Poetry is 99% Water
By Toby Fitch
Published 1 January 2021
There are about 1.5 billion cubic kilometres of poems
on the planet. That’s about 1.5 billion trillion litres
or 800 trillion Olympic swimming pools.
If all that poetry was evenly spread over the Earth’s surface
it would have a depth of 3,700 metres. They say
the biggest known cloud of poetry vapour was discovered
by NASA scientists around a black hole
12 billion light years from Earth. Inside it
there is 140 trillion times as much poetry as all the poetry
in the world’s oceans — 97% of which is salty, btw,
2.1% locked up in the polar caps, and less than 1% available
as fresh poetry. The Antarctic has been covered
in poems for more than 30 million years and there is poetry
on the poles of the moon, Mars, and Mercury. All
the poems on Earth arrived in comets and asteroid. It happened
between 4.5 billion and 3.8 billion years ago,
a period called the Late Heavy Bombardment
and we’ve been recycling poems from these fragments
of larger epics ever since — into whirlpools and tornadoes
and other spinning turbulent flows.
It takes 150 litres of poetry to make one pint (568ml) of beer.
Poems are not a complicated liquid but two
simple liquids with a complicated relationship. We each consume
around 1 cubic metre (1000 litres) of poetry a year.

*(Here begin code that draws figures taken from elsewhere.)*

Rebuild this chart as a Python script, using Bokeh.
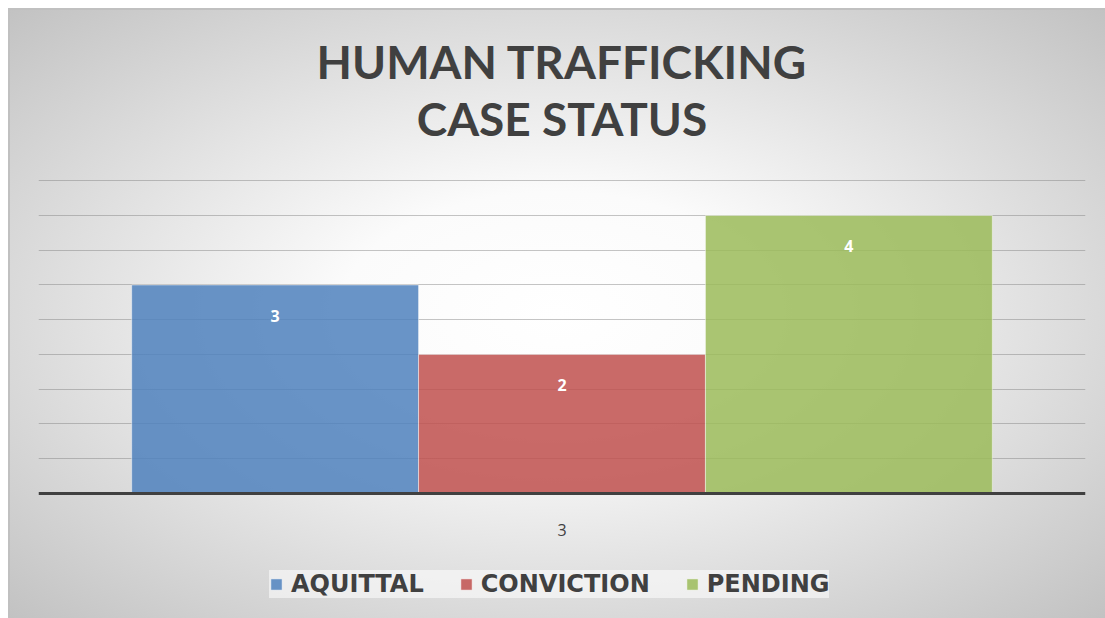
from bokeh.plotting import figure
from bokeh.models import (ColumnDataSource, FactorRange, Range1d, FixedTicker, Legend,
                          LegendItem, LabelSet, Span)
from bokeh.core.properties import value
from bokeh.transform import dodge
from bokeh.embed import file_html
from bokeh.resources import INLINE

# ---- data ----
categories = ["3"]
series = ["AQUITTAL", "CONVICTION", "PENDING"]
values = [3, 2, 4]
colors = ["#4F81BD", "#C0504D", "#9BBB59"]
offsets = [-0.274, 0.0, 0.274]
grid_ticks = [0.5, 1, 1.5, 2, 2.5, 3, 3.5, 4, 4.5]
title_lines = ["HUMAN TRAFFICKING", "CASE STATUS"]

# value scale spans the whole chart area (title above, category label + legend below)
Y_START, Y_END = -1.7986, 6.978
p = figure(frame_width=1047, frame_height=610, x_range=FactorRange(*categories, range_padding=0),
           y_range=Range1d(Y_START, Y_END), output_backend="svg", toolbar_location=None,
           title=None, x_axis_location=None,
           min_border_left=30, min_border_right=20, min_border_top=0, min_border_bottom=0)

p.styles = {
    "margin": "8px",
    "background-color": "#c4c4c4",
    "background-image": "radial-gradient(ellipse at 50% 50%, #ffffff 0%, #fbfbfb 28%, #c2c2c2 100%)",
    "background-size": "1097px 610px",
    "background-repeat": "no-repeat",
    "box-shadow": "inset 2px 2px 0 #c0c0c0",
}
p.background_fill_alpha = 0
p.border_fill_alpha = 0
p.outline_line_color = None

# title lines, centred on the category, anchored above the top gridline
tsrc = ColumnDataSource(dict(x=[categories[0]] * 2, y=[grid_ticks[-1]] * 2, text=title_lines,
                             off=[102, 45]))
p.add_layout(LabelSet(x="x", y="y", y_offset="off", text="text", source=tsrc,
                      text_align="center", text_baseline="alphabetic",
                      text_font=value("Lato"), text_font_size="46px",
                      text_font_style="bold", text_color="#404040"))

items = []
for s, v, c, o in zip(series, values, colors, offsets):
    src = ColumnDataSource(dict(cat=categories, val=[v], lab=[str(v)]))
    r = p.vbar(x=dodge("cat", o, range=p.x_range), top="val", bottom=0, width=0.274, source=src,
               fill_color=c, fill_alpha=0.85, line_color="white", line_alpha=0.45, line_width=1)
    items.append(LegendItem(label=s, renderers=[r]))
    lbl = LabelSet(x=dodge("cat", o, range=p.x_range), y="val", text="lab", source=src,
                   y_offset=-31, text_align="center", text_baseline="middle",
                   text_color="white", text_font=value("Open Sans"), text_font_style="bold",
                   text_font_size="16px")
    p.add_layout(lbl)

# grid (value axis itself hidden, no vertical grid)
for g in p.xgrid:
    g.visible = False
p.ygrid.ticker = FixedTicker(ticks=grid_ticks)
p.ygrid.grid_line_color = "#7f7f7f"
p.ygrid.grid_line_alpha = 0.45
p.ygrid.grid_line_width = 1.2
p.yaxis.visible = False

# category axis line at zero and its category label
p.add_layout(Span(location=0, dimension="width", line_color="#404040", line_width=3))
csrc = ColumnDataSource(dict(x=categories, y=[0] * len(categories), text=categories))
p.add_layout(LabelSet(x="x", y="y", text="text", source=csrc, y_offset=-37,
                      text_align="center", text_baseline="middle",
                      text_font=value("Open Sans"), text_font_size="16px",
                      text_color="#404040"))

legend = Legend(items=items, orientation="horizontal", location=(231, 20),
                glyph_width=14, glyph_height=14, label_standoff=8, spacing=35, padding=12,
                label_text_font="DejaVu Sans", label_text_font_style="bold",
                label_text_font_size="24px", label_text_color="#404040",
                background_fill_color="white", background_fill_alpha=0.55,
                border_line_color=None)
p.add_layout(legend, "center")

open("out.html", "w").write(file_html(p, INLINE))
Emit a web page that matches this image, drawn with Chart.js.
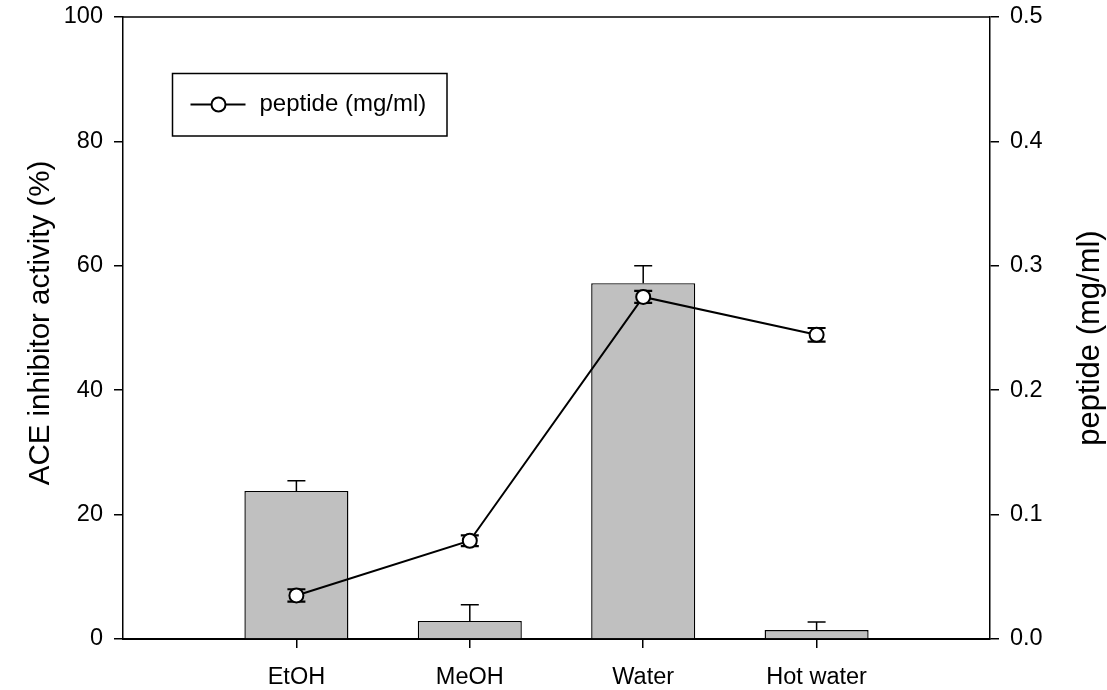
<!DOCTYPE html>
<html lang="en">
<head>
  <meta charset="UTF-8" />
  <title>ACE inhibitor activity and peptide content</title>
  <script src="https://cdn.jsdelivr.net/npm/chart.js@4.4.1/dist/chart.umd.min.js"></script>
  <style>
    body {
      margin: 0;
      background-color: #fff;
    }
    .chart-box {
      width: 1107px;
      height: 690px;
    }
  </style>
</head>
<body>
  <div class="chart-box">
    <canvas id="aceChart"></canvas>
  </div>

  <script>
    // extraction solvents, placed at x = 1..4 on a 0..5 axis
    const categories = ['EtOH', 'MeOH', 'Water', 'Hot water'];
    const xPos = [1, 2, 3, 4];

    // ACE inhibitor activity (%) with upper error
    const aceActivity = [23.8, 2.9, 57.2, 1.45];
    const aceErr = [1.65, 2.6, 2.8, 1.3];

    // peptide content (mg/ml) with +/- error
    const peptide = [0.035, 0.079, 0.275, 0.2445];
    const peptideErr = [0.005, 0.0043, 0.0048, 0.0055];

    const leftTicks = [0, 20, 40, 60, 80, 100];
    const rightTicks = [0, 0.1, 0.2, 0.3, 0.4, 0.5];

    const FONT = "'Liberation Sans', Arial, sans-serif";

    // error bars: bars get an upper whisker, points get both directions
    const errorBars = {
      id: 'errorBars',
      afterDatasetDraw(chart, args) {
        if (args.index !== 0) return;
        const ctx = chart.ctx;
        const x = chart.scales.x, y = chart.scales.y;
        ctx.save();
        ctx.strokeStyle = '#000';
        ctx.lineWidth = 1.5;
        aceActivity.forEach((v, i) => {
          const px = x.getPixelForValue(xPos[i]);
          const y0 = y.getPixelForValue(v);
          const y1 = y.getPixelForValue(v + aceErr[i]);
          ctx.beginPath();
          ctx.moveTo(px, y0);
          ctx.lineTo(px, y1);
          ctx.moveTo(px - 9, y1);
          ctx.lineTo(px + 9, y1);
          ctx.stroke();
        });
        ctx.restore();
      },
      beforeDatasetDraw(chart, args) {
        if (args.index !== 1) return;
        const ctx = chart.ctx;
        const x = chart.scales.x, y = chart.scales.y1;
        ctx.save();
        ctx.strokeStyle = '#000';
        ctx.lineWidth = 2.2;
        peptide.forEach((v, i) => {
          const px = x.getPixelForValue(xPos[i]);
          const lo = y.getPixelForValue(v - peptideErr[i]);
          const hi = y.getPixelForValue(v + peptideErr[i]);
          ctx.beginPath();
          ctx.moveTo(px, lo);
          ctx.lineTo(px, hi);
          ctx.moveTo(px - 9, lo);
          ctx.lineTo(px + 9, lo);
          ctx.moveTo(px - 9, hi);
          ctx.lineTo(px + 9, hi);
          ctx.stroke();
        });
        ctx.restore();
      }
    };

    // top frame line, axis titles and the boxed legend
    const decorations = {
      id: 'decorations',
      afterDraw(chart) {
        const ctx = chart.ctx;
        const a = chart.chartArea;
        ctx.save();
        ctx.strokeStyle = '#000';
        ctx.lineWidth = 1.5;
        ctx.beginPath();
        ctx.moveTo(a.left, a.top);
        ctx.lineTo(a.right, a.top);
        ctx.stroke();

        ctx.fillStyle = '#000';
        ctx.textAlign = 'center';
        ctx.textBaseline = 'middle';
        const midY = (a.top + a.bottom) / 2;
        ctx.save();
        ctx.font = '29.5px ' + FONT;
        ctx.translate(41, midY - 5);
        ctx.rotate(-Math.PI / 2);
        ctx.fillText('ACE inhibitor activity (%)', 0, 0);
        ctx.restore();
        ctx.save();
        ctx.font = '31px ' + FONT;
        ctx.translate(1090, midY + 10);
        ctx.rotate(-Math.PI / 2);
        ctx.fillText('peptide (mg/ml)', 0, 0);
        ctx.restore();

        // legend
        const lx = a.left + 49.5, ly = a.top + 56.5;
        ctx.lineWidth = 1.5;
        ctx.strokeRect(lx, ly, 274.5, 62.5);
        const cy = ly + 31;
        ctx.lineWidth = 2;
        ctx.beginPath();
        ctx.moveTo(lx + 18, cy);
        ctx.lineTo(lx + 73, cy);
        ctx.stroke();
        ctx.beginPath();
        ctx.arc(lx + 46, cy, 7, 0, Math.PI * 2);
        ctx.fillStyle = '#fff';
        ctx.fill();
        ctx.stroke();
        ctx.fillStyle = '#000';
        ctx.font = '24px ' + FONT;
        ctx.textAlign = 'left';
        ctx.fillText('peptide (mg/ml)', lx + 87, cy);
        ctx.restore();
      }
    };

    const tickGrid = {
      display: true,
      drawOnChartArea: false,
      drawTicks: true,
      offset: false,
      tickLength: 9,
      color: '#000',
      lineWidth: 1.5
    };

    // keep the plot frame fixed regardless of tick label overhang
    const fitY = width => axis => {
      axis.width = width;
      axis.paddingTop = 0;
      axis.paddingBottom = 0;
    };

    new Chart(document.getElementById('aceChart').getContext('2d'), {
      type: 'bar',
      data: {
        datasets: [
          {
            type: 'bar',
            label: 'ACE inhibitor activity (%)',
            data: xPos.map((x, i) => ({ x: x, y: aceActivity[i] })),
            yAxisID: 'y',
            backgroundColor: '#c0c0c0',
            borderColor: '#000',
            borderWidth: 1.4,
            barPercentage: 0.6,
            categoryPercentage: 1,
            order: 2
          },
          {
            type: 'line',
            label: 'peptide (mg/ml)',
            data: xPos.map((x, i) => ({ x: x, y: peptide[i] })),
            yAxisID: 'y1',
            borderColor: '#000',
            borderWidth: 2,
            tension: 0,
            pointRadius: 7,
            pointBorderWidth: 2,
            pointBackgroundColor: '#fff',
            pointBorderColor: '#000',
            order: 1
          }
        ]
      },
      options: {
        responsive: true,
        maintainAspectRatio: false,
        animation: false,
        devicePixelRatio: 1,
        layout: { padding: { top: 17, left: 0, right: 0, bottom: 0 } },
        plugins: {
          legend: { display: false },
          tooltip: { enabled: false }
        },
        scales: {
          x: {
            type: 'linear',
            position: 'bottom',
            offset: false,
            min: 0,
            max: 5,
            afterBuildTicks: axis => { axis.ticks = xPos.map(v => ({ value: v })); },
            afterFit: axis => {
              axis.height = 51;
              axis.paddingLeft = 0;
              axis.paddingRight = 0;
            },
            ticks: {
              autoSkip: false,
              maxRotation: 0,
              padding: 15,
              color: '#000',
              font: { family: FONT, size: 23.5 },
              callback: v => categories[xPos.indexOf(v)] ?? ''
            },
            grid: tickGrid,
            border: { display: true, color: '#000', width: 2 }
          },
          y: {
            position: 'left',
            min: 0,
            max: 100,
            afterBuildTicks: axis => { axis.ticks = leftTicks.map(v => ({ value: v })); },
            afterFit: fitY(123),
            ticks: {
              padding: 11,
              color: '#000',
              font: { family: FONT, size: 23.5 }
            },
            grid: tickGrid,
            border: { display: true, color: '#000', width: 1.5 }
          },
          y1: {
            position: 'right',
            min: 0,
            max: 0.5,
            afterBuildTicks: axis => { axis.ticks = rightTicks.map(v => ({ value: v })); },
            afterFit: fitY(117),
            ticks: {
              padding: 11,
              color: '#000',
              font: { family: FONT, size: 23.5 },
              callback: v => v.toFixed(1)
            },
            grid: tickGrid,
            border: { display: true, color: '#000', width: 1.5 }
          }
        }
      },
      plugins: [errorBars, decorations]
    });
  </script>
</body>
</html>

Your body is between 60% and 70% poetry. This changes at
different times of your life: a human foetus is around 95% poetry
for the first few months, getting to 77% poetry
at birth; in a 70kg person there are 42 litres of poetry,
2/3rds of which is coiled within your cells. Hot poems
freeze faster than cold poems. This is known
as the Mpoemba Effect and no one knows why. Poetry is sticky,
its molecules love to stick to things, especially each
other. It’s what gives them such a large surface
tension, keeps you alive. It means that poetry can pull
blood up narrow vessels in your body
against the force of gravity.
'Poetry is 99% Water' twists certain phrases found in a Buzzfeed listicle: '27 Fascinating and Strange Facts About Water' by Tom Chivers; and in a University of Pennsylvania essay, ‘Water is Not H20’ by Michael Weisberg.